My daily go-round has a menacing stereotypy: I walk the dog with such regularity it’s hard to know which of us is on the lead. I’d like to be able to say that the business of publicising a new book – with readings, interviews and so on – is something of a departure, but it ain’t so. I’ve been trundling to Bristol, Bath, Brighton and Birmingham year in year out for almost two decades now, so that these journeys have the quality of an annual progress by some cut-rate monarch viewing his papery pop-up dominions.
Not that I wish to be dismissive of the audiences who turn out for my readings, or the journalists who trouble to interview me – I value them all. I cleave to Cocteau’s view of the artist, that we are all hermaphrodites engaged in feats of parthenogenesis: we inseminate ourselves, gestate our mind-children then deliver them on to A4 beds. We raise them, and eventually – when they’re hulking and hirsute – we load up their belongings, drive them to another town, buy them an electric kettle, open a bank account for them and cut them loose. It’s not our fault if they subsequently end up as crack whores – or, worse, provincial solicitors.

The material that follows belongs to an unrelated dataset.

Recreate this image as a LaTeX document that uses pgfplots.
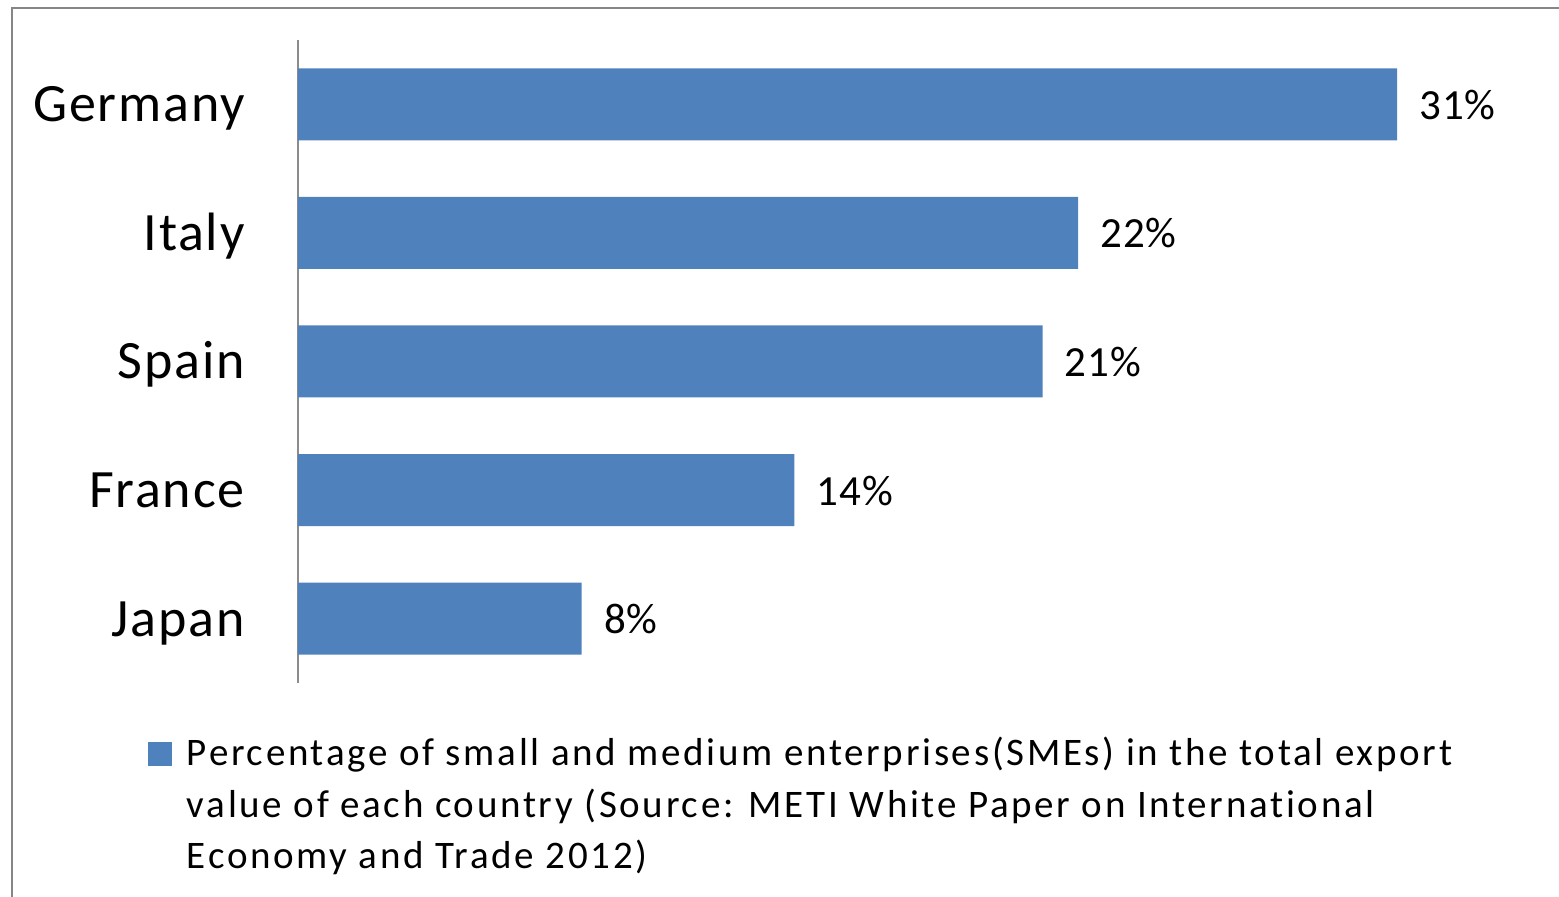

So, the audiences and the journalists in Bristol, Bath, Brighton and Birmingham are effectively foster parents, or beadles, or possibly “moral tutors” (which is what the member of the academic staff charged with student welfare was called in my day); because it is unto them that the fully-grown mind-child is delivered. And just as it’s no longer the writer’s responsibility as to what becomes of his books, so these transitional figures may fold, spindle and mutilate them as they will.